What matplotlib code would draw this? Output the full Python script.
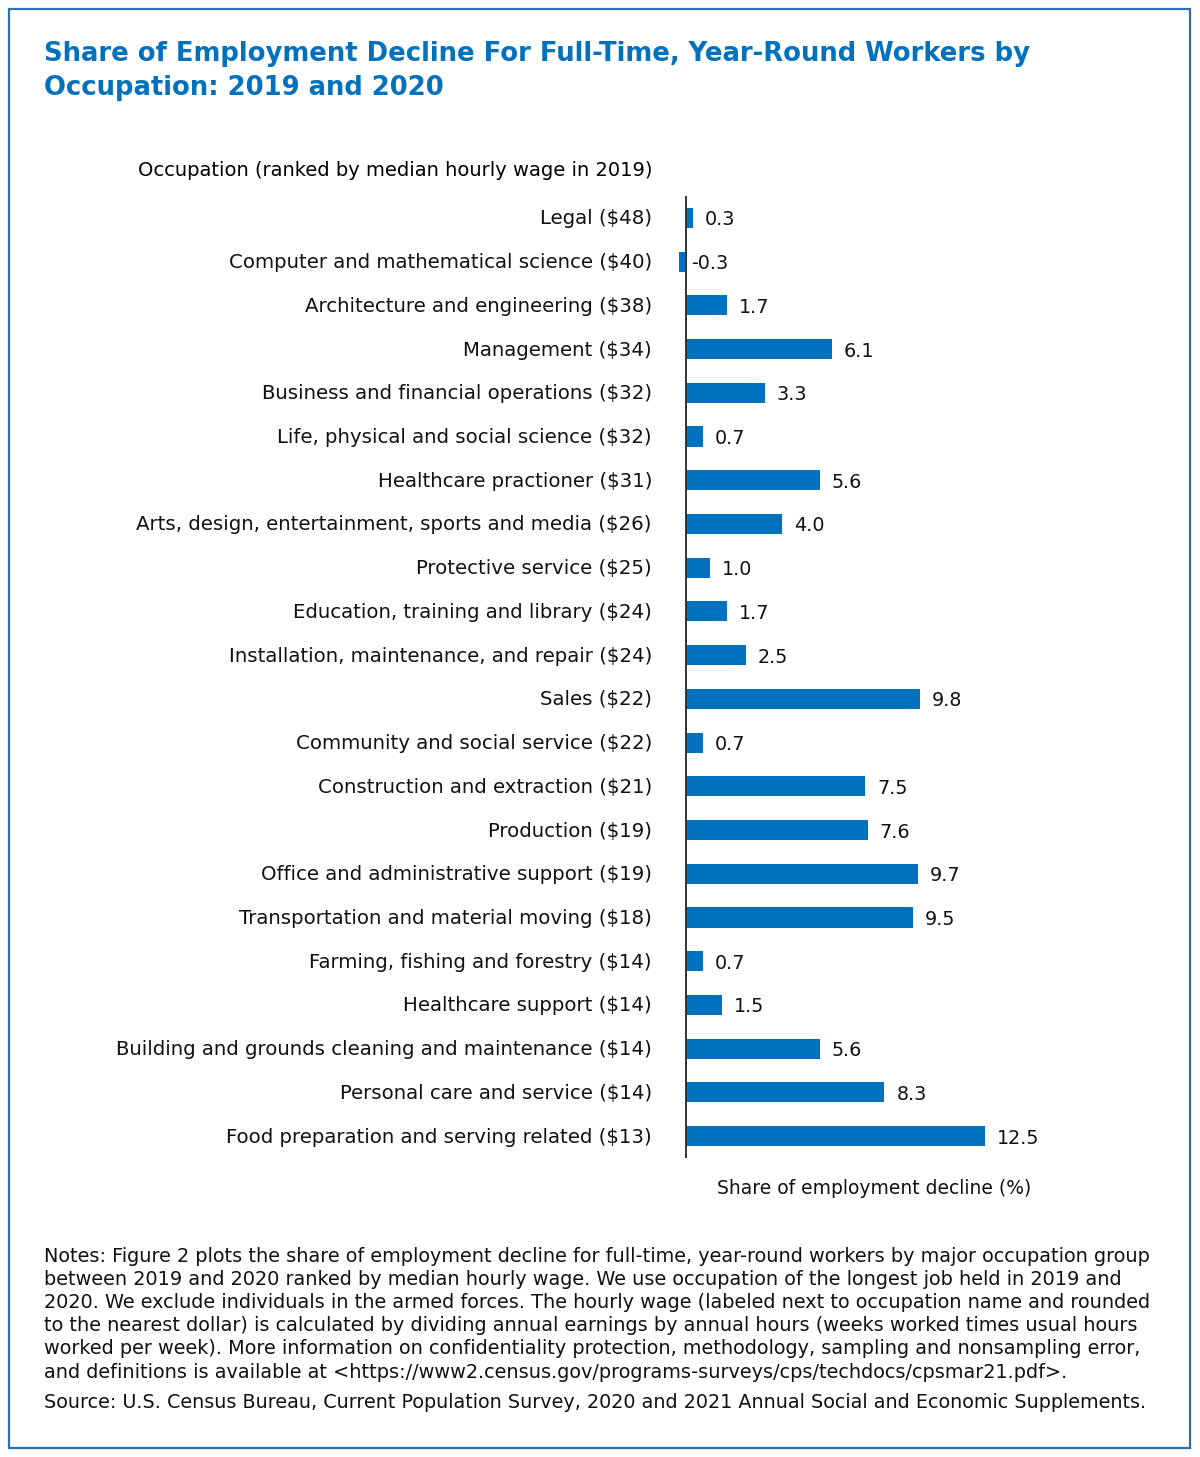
import matplotlib
matplotlib.use("Agg")
import matplotlib.pyplot as plt
from matplotlib.patches import Rectangle

plt.rcParams['font.family'] = ['DejaVu Sans']

occupations = [
    "Legal ($48)",
    "Computer and mathematical science ($40)",
    "Architecture and engineering ($38)",
    "Management ($34)",
    "Business and financial operations ($32)",
    "Life, physical and social science ($32)",
    "Healthcare practioner ($31)",
    "Arts, design, entertainment, sports and media ($26)",
    "Protective service ($25)",
    "Education, training and library ($24)",
    "Installation, maintenance, and repair ($24)",
    "Sales ($22)",
    "Community and social service ($22)",
    "Construction and extraction ($21)",
    "Production ($19)",
    "Office and administrative support ($19)",
    "Transportation and material moving ($18)",
    "Farming, fishing and forestry ($14)",
    "Healthcare support ($14)",
    "Building and grounds cleaning and maintenance ($14)",
    "Personal care and service ($14)",
    "Food preparation and serving related ($13)",
]
decline = [0.3, -0.3, 1.7, 6.1, 3.3, 0.7, 5.6, 4.0, 1.0, 1.7, 2.5, 9.8, 0.7,
           7.5, 7.6, 9.7, 9.5, 0.7, 1.5, 5.6, 8.3, 12.5]

title_lines = ["Share of Employment Decline For Full-Time, Year-Round Workers by",
               "Occupation: 2019 and 2020"]
ylabel = "Occupation (ranked by median hourly wage in 2019)"
xlabel = "Share of employment decline (%)"
notes = [
    "Notes: Figure 2 plots the share of employment decline for full-time, year-round workers by major occupation group",
    "between 2019 and 2020 ranked by median hourly wage. We use occupation of the longest job held in 2019 and",
    "2020. We exclude individuals in the armed forces. The hourly wage (labeled next to occupation name and rounded",
    "to the nearest dollar) is calculated by dividing annual earnings by annual hours (weeks worked times usual hours",
    "worked per week). More information on confidentiality protection, methodology, sampling and nonsampling error,",
    "and definitions is available at <https://www2.census.gov/programs-surveys/cps/techdocs/cpsmar21.pdf>.",
]
source = "Source: U.S. Census Bureau, Current Population Survey, 2020 and 2021 Annual Social and Economic Supplements."

BLUE = "#0071BC"
W, H = 1200, 1457
fig = plt.figure(figsize=(W / 100, H / 100), dpi=100)

def fx(px):
    return px / W

def fy(py):
    return 1 - py / H

PT = 72 / 100  # points per pixel

# border
fig.add_artist(Rectangle((fx(9), fy(1448)), fx(1190) - fx(9), fy(9) - fy(1448),
                         transform=fig.transFigure, fill=False,
                         edgecolor="#2E6DB4", linewidth=1.6))

# axes: value 0 at px 686, 23.9 px per unit
ppu = 23.9
xmin, xmax = -1.5, 20.0
left_px = 686 + xmin * ppu
right_px = 686 + xmax * ppu
top_px, bot_px = 196, 1158
ax = fig.add_axes([fx(left_px), fy(bot_px), fx(right_px) - fx(left_px), fy(top_px) - fy(bot_px)])
ax.set_xlim(xmin, xmax)
ax.set_ylim(len(occupations) - 0.5, -0.5)

ypos = list(range(len(occupations)))
ax.barh(ypos, decline, height=0.46, color=BLUE)
ax.axvline(0, color="#333333", linewidth=1.4)
for y, v in zip(ypos, decline):
    ax.annotate(f"{v:.1f}", xy=(v, y), xytext=(12 * PT, -2 * PT),
                textcoords="offset points", ha="left", va="center",
                fontsize=13.8, color="#111111")
    ax.annotate(occupations[y], xy=(0, y), xytext=(-34 * PT, -1 * PT),
                textcoords="offset points", ha="right", va="center",
                fontsize=14.25, color="#111111")
ax.set_xticks([])
ax.set_yticks([])
for s in ax.spines.values():
    s.set_visible(False)

# texts
for i, line in enumerate(title_lines):
    fig.text(fx(44), fy(61 + 34 * i), line, fontsize=18.6, fontweight="bold",
             color=BLUE, ha="left", va="baseline")
fig.text(fx(652), fy(171), ylabel, fontsize=14.0, fontweight="normal",
         color="#000000", ha="right", va="center")
fig.text(fx(874), fy(1188), xlabel, fontsize=13.5, color="#111111",
         ha="center", va="center")
for i, line in enumerate(notes):
    fig.text(fx(44), fy(1256 + i * 23.2), line, fontsize=13.85, color="#111111",
             ha="left", va="center")
fig.text(fx(44), fy(1402), source, fontsize=13.75, color="#111111",
         ha="left", va="center")

fig.savefig("out.png", dpi=100)
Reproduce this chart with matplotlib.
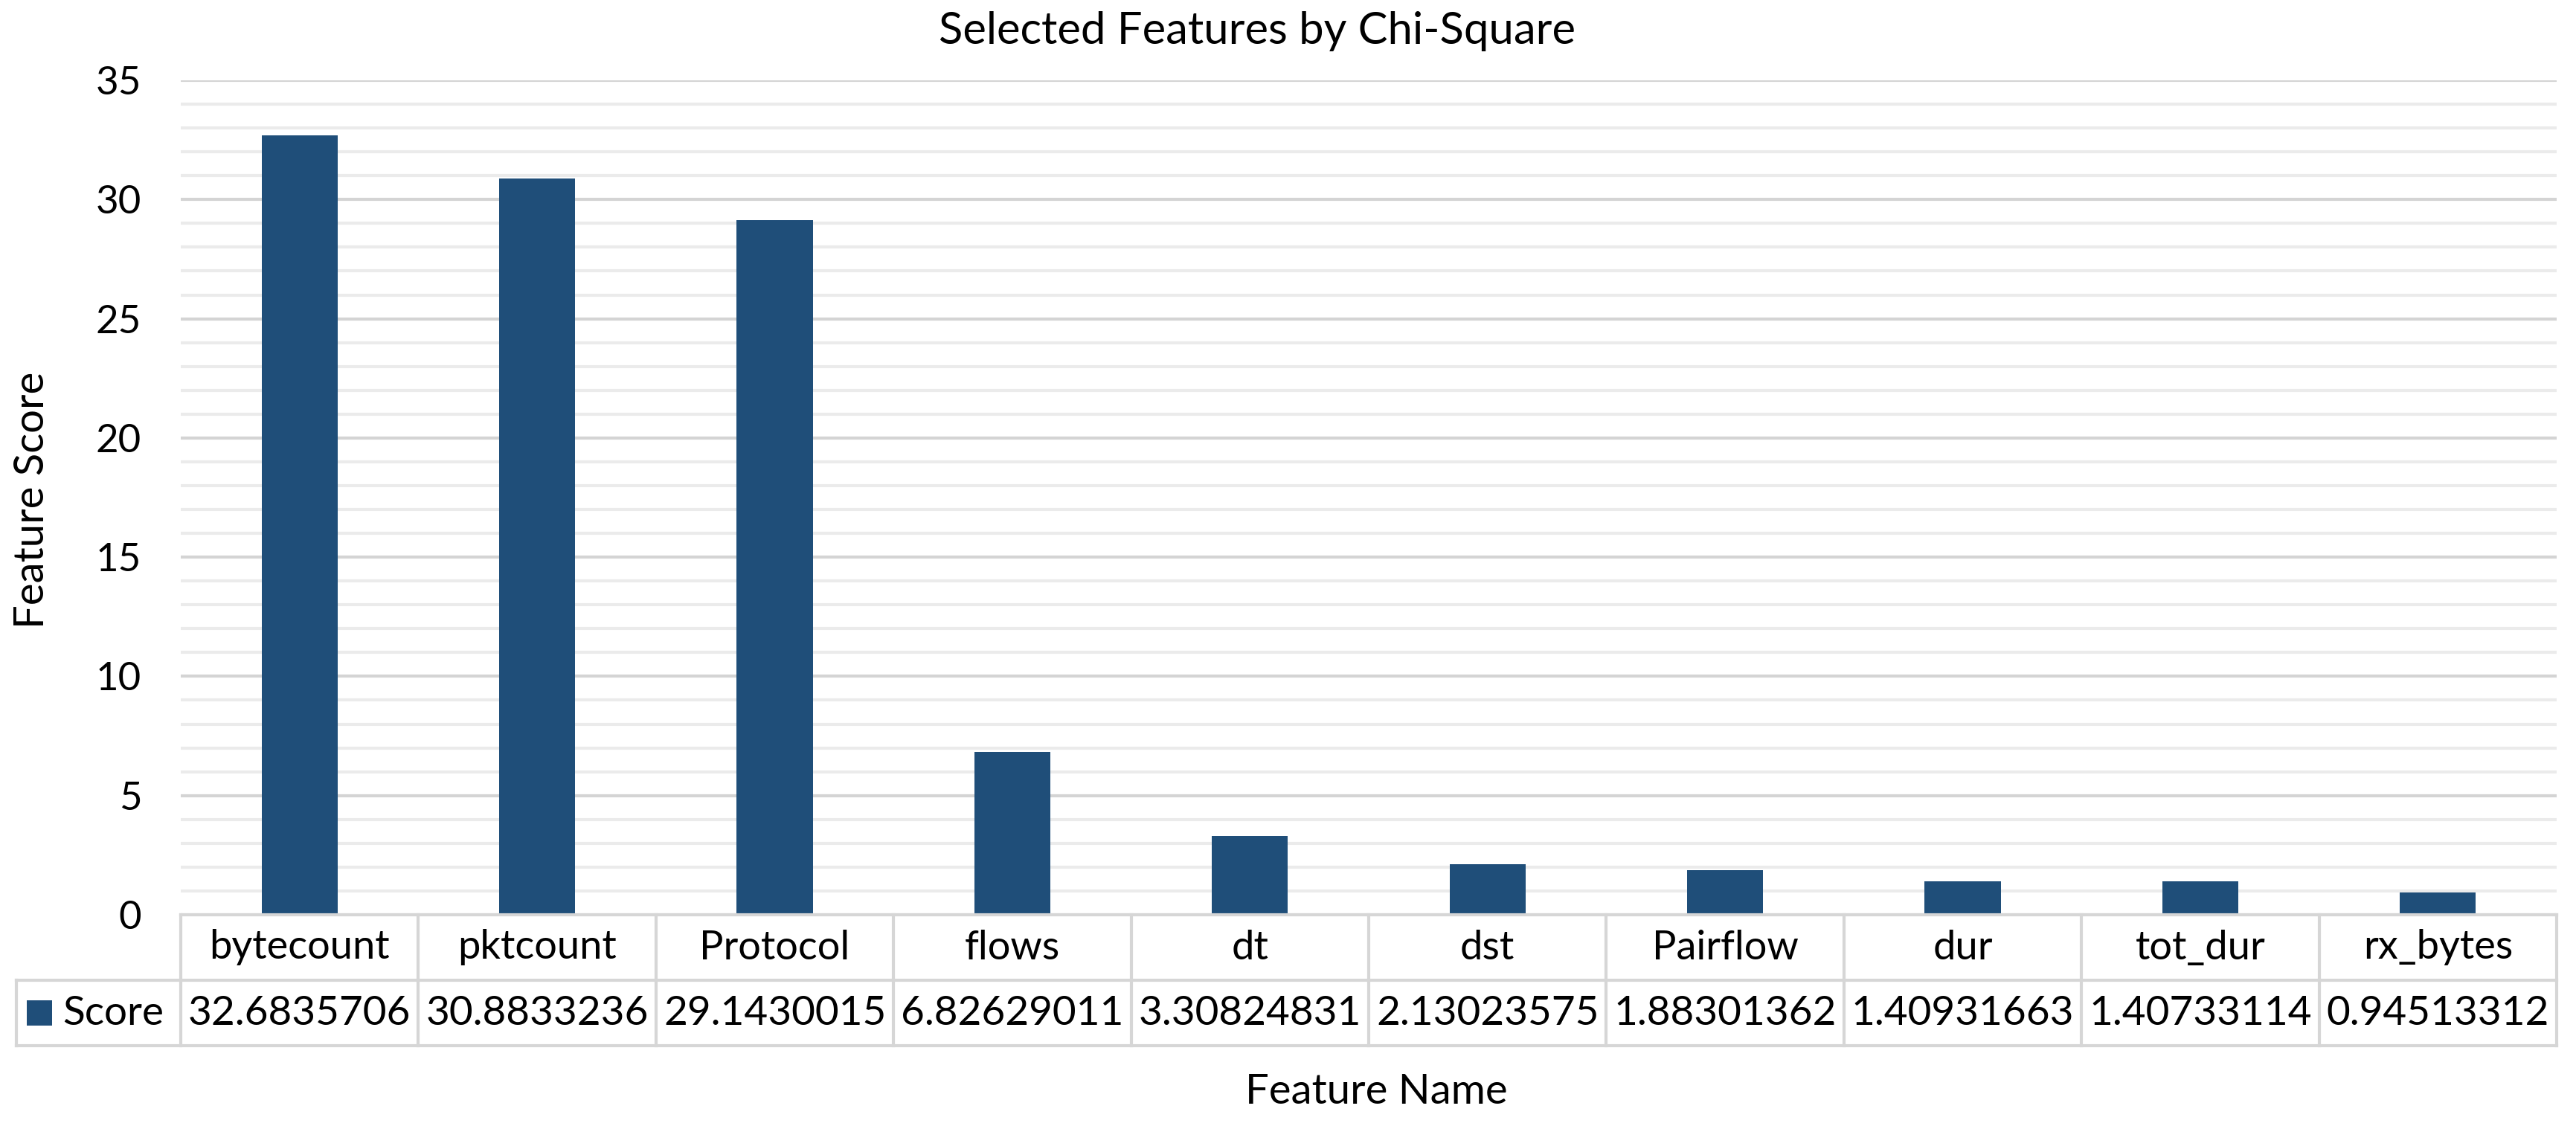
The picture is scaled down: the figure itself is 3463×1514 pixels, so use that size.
"""
Chi-square feature score chart with an Excel-style data table underneath.
"""

import matplotlib

matplotlib.use("Agg")
import matplotlib.pyplot as plt
from matplotlib.patches import Rectangle
from matplotlib.ticker import MultipleLocator

features = ["bytecount", "pktcount", "Protocol", "flows", "dt", "dst",
            "Pairflow", "dur", "tot_dur", "rx_bytes"]
scores = [32.6835706, 30.8833236, 29.1430015, 6.82629011, 3.30824831,
          2.13023575, 1.88301362, 1.40931663, 1.40733114, 0.94513312]
score_labels = ["32.6835706", "30.8833236", "29.1430015", "6.82629011",
                "3.30824831", "2.13023575", "1.88301362", "1.40931663",
                "1.40733114", "0.94513312"]
series_name = "Score"

BAR_COLOR = "#1f4e79"
GRID_MAJOR = "#d4d4d4"
GRID_MINOR = "#ebebeb"
TABLE_LINE = "#d6d6d6"

plt.rcParams["font.family"] = ["Lato", "DejaVu Sans"]

W, H = 3463, 1514
fig = plt.figure(figsize=(W / 100, H / 100), dpi=100)
left, right, top, bottom = 243, 3437, 108, 1230
ax = fig.add_axes([left / W, 1 - bottom / H, (right - left) / W, (bottom - top) / H])

x = list(range(len(features)))
ax.bar(x, scores, width=0.32, color=BAR_COLOR, zorder=3)

ax.set_xlim(-0.5, len(features) - 0.5)
ax.set_ylim(0, 35)
ax.yaxis.set_major_locator(MultipleLocator(5))
ax.yaxis.set_minor_locator(MultipleLocator(1))
ax.grid(axis="y", which="major", color=GRID_MAJOR, linewidth=3, zorder=0)
ax.grid(axis="y", which="minor", color=GRID_MINOR, linewidth=3, zorder=0)
ax.set_xticks([])
ax.tick_params(axis="y", which="both", length=0, labelsize=38, pad=38)
for s in ax.spines.values():
    s.set_visible(False)

# data table below the plot, in data units (35 units = 1122 px)
row_h = 88 * 35 / (bottom - top)
col_px = (right - left) / len(features)
label_left = -0.5 - (left - 22) / col_px
n = len(features)
kw = dict(color=TABLE_LINE, linewidth=3, clip_on=False, zorder=4)
ax.plot([-0.5, n - 0.5], [0, 0], **kw)
ax.plot([-0.5, n - 0.5], [-row_h, -row_h], **kw)
ax.plot([label_left, -0.5], [-row_h, -row_h], **kw)
ax.plot([label_left, n - 0.5], [-2 * row_h, -2 * row_h], **kw)
ax.plot([label_left, label_left], [-row_h, -2 * row_h], **kw)
for k in range(n + 1):
    ax.plot([k - 0.5, k - 0.5], [0, -2 * row_h], **kw)

for i, (name, lab) in enumerate(zip(features, score_labels)):
    ax.text(i, -0.5 * row_h, name, ha="center", va="center", fontsize=39,
            clip_on=False)
    ax.text(i, -1.5 * row_h, lab, ha="center", va="center", fontsize=39.5,
            clip_on=False)

# legend key in the row label cell
key_w = 34 / col_px
key_h = 34 * 35 / (bottom - top)
key_x = label_left + 14 / col_px
ax.add_patch(Rectangle((key_x, -1.5 * row_h - key_h / 2), key_w, key_h,
                       facecolor=BAR_COLOR, edgecolor="none", clip_on=False))
ax.text(key_x + key_w + 14 / col_px, -1.5 * row_h, series_name, ha="left",
        va="center", fontsize=39.5, clip_on=False)

fig.text(1690 / W, 1 - 42 / H, "Selected Features by Chi-Square", ha="center",
         va="center", fontsize=43)
fig.text(44 / W, 1 - 672 / H, "Feature Score", ha="center", va="center",
         rotation=90, fontsize=40.5)
fig.text(1850 / W, 1 - 1469 / H, "Feature Name", ha="center", va="center",
         fontsize=40.5)

fig.savefig("out.png", dpi=100, facecolor="white")
plt.close(fig)
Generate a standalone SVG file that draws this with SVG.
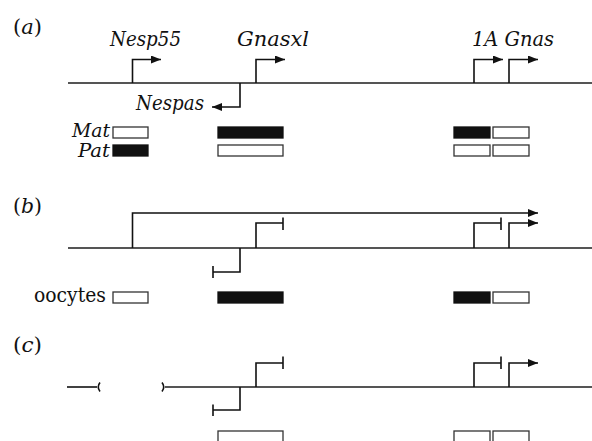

### What the task asks
Please quote exactly the run of lines that starts the entries and ends at the line containing "plt.rcParams['font.family'] = ['DejaVu Sans']", leaving out every picture.

### Written reply
What matplotlib code would draw this? Output the full Python script.
import matplotlib
matplotlib.use("Agg")
import matplotlib.pyplot as plt
from matplotlib.patches import Rectangle

plt.rcParams['font.family'] = ['DejaVu Sans']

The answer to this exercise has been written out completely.